What you are asked to do:
Scan each line of the records for the word "this" and extract the ones that have it.
======== Data shown ========
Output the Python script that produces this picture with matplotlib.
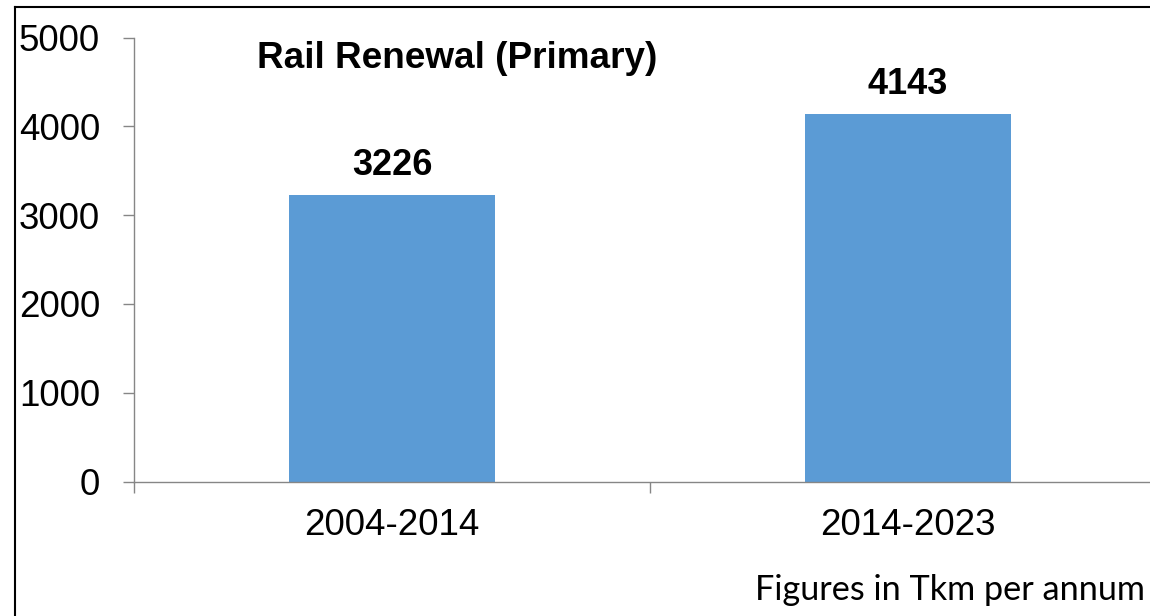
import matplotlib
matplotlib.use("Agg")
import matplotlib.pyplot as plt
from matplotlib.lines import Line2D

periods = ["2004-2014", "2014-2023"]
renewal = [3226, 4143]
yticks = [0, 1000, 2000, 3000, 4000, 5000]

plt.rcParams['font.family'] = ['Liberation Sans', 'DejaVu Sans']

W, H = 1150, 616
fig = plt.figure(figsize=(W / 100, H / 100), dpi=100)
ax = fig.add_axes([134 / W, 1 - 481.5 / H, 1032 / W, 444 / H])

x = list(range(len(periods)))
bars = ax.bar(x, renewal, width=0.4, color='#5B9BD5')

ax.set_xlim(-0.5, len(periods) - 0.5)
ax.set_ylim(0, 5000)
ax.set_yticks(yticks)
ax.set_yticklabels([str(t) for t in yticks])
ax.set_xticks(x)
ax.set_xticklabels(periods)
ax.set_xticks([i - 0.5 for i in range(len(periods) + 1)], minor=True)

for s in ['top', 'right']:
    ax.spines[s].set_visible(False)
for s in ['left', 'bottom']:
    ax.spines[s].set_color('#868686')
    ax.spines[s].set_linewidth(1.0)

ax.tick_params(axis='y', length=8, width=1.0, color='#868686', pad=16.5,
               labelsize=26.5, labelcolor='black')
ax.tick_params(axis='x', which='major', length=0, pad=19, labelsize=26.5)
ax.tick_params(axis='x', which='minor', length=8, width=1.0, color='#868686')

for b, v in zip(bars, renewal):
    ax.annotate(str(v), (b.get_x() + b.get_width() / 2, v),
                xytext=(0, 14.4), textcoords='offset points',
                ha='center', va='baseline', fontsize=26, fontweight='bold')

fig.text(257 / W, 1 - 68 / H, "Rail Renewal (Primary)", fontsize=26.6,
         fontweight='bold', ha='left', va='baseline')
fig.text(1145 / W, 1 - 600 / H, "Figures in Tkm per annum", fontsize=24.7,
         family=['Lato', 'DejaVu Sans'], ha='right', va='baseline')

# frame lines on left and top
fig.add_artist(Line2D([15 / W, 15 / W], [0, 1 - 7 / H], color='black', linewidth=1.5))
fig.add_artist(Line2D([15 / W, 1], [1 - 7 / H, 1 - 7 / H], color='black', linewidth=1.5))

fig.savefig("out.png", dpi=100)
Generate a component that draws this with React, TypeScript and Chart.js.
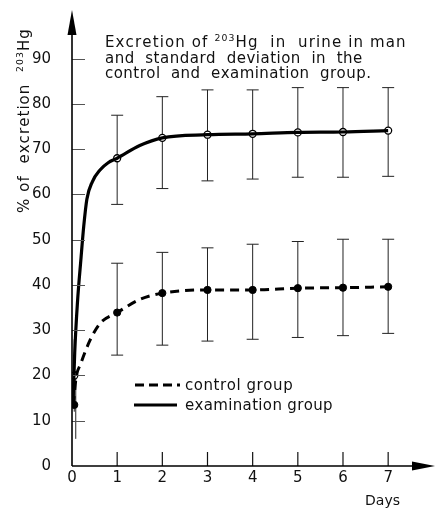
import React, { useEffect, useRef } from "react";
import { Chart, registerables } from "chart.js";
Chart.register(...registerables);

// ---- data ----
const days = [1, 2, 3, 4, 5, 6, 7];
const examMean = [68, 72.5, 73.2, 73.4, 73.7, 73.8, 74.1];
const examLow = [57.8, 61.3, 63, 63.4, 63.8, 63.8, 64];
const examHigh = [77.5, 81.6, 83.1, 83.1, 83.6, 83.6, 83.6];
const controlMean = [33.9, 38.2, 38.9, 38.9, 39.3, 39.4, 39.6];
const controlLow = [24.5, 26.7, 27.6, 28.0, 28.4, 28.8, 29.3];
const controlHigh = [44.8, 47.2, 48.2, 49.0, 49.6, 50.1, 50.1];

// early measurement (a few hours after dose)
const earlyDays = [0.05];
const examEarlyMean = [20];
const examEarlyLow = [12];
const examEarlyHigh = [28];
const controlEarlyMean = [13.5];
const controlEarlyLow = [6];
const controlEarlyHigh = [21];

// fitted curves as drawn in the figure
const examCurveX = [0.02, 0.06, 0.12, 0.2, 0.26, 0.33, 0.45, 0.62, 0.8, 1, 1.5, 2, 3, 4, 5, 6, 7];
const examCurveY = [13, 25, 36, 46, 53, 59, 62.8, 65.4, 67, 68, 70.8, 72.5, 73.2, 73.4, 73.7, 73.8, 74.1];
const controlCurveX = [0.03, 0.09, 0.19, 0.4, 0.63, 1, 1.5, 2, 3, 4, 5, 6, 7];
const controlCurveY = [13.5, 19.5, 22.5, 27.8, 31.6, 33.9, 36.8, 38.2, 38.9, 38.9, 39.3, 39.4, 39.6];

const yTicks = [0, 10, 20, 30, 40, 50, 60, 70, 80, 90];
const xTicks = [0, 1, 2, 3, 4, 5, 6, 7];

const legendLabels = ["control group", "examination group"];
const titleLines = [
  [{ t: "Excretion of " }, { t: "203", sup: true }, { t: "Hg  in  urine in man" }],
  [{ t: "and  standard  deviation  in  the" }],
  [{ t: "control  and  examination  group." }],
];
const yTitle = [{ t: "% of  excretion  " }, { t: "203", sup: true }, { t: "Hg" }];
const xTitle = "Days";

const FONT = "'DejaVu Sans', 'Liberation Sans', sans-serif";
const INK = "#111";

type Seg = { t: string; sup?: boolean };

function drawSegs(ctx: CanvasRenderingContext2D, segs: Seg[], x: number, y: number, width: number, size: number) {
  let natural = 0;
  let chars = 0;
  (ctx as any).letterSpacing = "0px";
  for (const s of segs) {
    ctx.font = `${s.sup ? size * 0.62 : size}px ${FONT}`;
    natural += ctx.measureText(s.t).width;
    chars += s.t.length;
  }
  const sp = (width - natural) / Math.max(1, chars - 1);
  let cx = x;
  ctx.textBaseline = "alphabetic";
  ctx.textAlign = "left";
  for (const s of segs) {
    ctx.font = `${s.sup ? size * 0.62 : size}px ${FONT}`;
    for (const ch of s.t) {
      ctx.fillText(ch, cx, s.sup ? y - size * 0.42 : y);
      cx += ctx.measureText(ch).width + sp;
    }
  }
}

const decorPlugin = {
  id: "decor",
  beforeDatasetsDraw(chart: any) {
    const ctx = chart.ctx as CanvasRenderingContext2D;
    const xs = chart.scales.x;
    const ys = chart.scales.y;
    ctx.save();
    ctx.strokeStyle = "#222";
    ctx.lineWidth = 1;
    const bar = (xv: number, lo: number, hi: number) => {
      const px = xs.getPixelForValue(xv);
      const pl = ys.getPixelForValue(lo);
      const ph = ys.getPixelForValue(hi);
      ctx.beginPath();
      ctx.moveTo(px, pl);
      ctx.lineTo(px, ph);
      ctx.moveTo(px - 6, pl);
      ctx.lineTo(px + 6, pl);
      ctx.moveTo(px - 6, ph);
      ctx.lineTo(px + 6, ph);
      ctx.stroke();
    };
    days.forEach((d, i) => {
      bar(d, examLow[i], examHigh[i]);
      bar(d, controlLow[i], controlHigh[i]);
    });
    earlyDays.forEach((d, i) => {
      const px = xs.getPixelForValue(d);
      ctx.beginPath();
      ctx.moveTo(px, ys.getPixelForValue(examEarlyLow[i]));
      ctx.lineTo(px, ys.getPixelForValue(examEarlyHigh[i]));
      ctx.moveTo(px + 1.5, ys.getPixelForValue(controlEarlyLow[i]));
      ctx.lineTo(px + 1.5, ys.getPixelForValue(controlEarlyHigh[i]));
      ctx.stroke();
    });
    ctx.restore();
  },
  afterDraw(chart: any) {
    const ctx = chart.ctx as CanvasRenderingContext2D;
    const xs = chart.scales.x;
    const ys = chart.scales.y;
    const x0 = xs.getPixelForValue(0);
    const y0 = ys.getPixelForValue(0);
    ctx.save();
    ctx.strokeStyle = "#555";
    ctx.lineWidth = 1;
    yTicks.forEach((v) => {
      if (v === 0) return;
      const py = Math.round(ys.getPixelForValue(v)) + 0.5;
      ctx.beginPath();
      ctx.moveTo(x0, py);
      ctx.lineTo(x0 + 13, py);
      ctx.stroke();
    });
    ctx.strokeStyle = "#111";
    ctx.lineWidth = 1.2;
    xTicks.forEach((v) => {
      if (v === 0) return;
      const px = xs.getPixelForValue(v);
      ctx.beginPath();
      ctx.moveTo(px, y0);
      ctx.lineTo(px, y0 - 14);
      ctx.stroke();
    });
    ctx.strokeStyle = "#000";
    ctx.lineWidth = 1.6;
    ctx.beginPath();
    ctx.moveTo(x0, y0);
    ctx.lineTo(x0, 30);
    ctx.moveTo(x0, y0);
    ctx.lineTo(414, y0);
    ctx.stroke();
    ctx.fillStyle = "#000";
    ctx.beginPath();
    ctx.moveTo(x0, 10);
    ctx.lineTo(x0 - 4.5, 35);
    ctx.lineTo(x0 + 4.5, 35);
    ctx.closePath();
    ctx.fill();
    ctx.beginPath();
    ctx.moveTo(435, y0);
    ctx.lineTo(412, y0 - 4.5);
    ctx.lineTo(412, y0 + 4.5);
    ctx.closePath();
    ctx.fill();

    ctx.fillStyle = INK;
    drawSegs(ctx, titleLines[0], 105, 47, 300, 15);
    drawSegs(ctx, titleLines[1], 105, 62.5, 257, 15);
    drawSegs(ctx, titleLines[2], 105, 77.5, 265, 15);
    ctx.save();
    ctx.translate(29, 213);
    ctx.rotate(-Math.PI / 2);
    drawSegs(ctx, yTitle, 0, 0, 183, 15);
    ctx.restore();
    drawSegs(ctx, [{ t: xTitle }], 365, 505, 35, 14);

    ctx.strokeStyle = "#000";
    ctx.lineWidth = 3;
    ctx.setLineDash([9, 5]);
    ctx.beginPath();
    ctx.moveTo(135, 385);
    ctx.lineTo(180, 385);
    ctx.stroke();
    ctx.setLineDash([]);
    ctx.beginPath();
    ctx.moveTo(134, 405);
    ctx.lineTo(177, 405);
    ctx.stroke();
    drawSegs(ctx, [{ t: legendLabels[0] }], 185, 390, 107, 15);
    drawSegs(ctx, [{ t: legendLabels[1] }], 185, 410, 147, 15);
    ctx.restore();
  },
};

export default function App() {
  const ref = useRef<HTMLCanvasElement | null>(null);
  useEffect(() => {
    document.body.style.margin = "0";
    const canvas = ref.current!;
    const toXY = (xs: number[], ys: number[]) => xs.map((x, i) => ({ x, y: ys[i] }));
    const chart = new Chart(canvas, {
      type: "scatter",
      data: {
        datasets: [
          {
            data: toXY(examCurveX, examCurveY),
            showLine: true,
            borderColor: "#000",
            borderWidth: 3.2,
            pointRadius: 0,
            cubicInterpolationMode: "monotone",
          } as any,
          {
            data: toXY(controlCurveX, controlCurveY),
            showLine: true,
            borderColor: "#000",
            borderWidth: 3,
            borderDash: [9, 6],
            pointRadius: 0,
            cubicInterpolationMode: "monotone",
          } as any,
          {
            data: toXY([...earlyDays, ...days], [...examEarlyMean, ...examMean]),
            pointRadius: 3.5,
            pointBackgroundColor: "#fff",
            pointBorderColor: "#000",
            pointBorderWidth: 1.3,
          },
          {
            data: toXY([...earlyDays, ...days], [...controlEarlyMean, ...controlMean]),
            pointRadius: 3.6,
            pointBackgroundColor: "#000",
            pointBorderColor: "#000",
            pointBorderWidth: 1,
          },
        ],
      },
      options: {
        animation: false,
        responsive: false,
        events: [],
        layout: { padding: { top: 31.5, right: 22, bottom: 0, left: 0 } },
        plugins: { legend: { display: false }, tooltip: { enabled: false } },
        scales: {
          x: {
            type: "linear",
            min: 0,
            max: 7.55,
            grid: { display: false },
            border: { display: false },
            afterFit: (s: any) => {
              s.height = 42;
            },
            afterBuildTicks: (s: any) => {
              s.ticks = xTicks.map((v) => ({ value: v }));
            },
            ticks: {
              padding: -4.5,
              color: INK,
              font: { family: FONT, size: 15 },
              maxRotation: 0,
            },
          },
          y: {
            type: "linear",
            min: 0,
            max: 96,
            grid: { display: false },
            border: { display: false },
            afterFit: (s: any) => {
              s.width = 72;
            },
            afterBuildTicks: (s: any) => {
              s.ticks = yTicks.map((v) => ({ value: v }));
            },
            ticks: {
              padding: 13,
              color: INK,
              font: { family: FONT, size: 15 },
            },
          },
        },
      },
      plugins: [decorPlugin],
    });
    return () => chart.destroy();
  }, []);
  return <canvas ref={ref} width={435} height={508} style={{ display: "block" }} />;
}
========
Expected answer:
Output the Python script that produces this picture with matplotlib.
Generate a component that draws this with React, TypeScript and Chart.js.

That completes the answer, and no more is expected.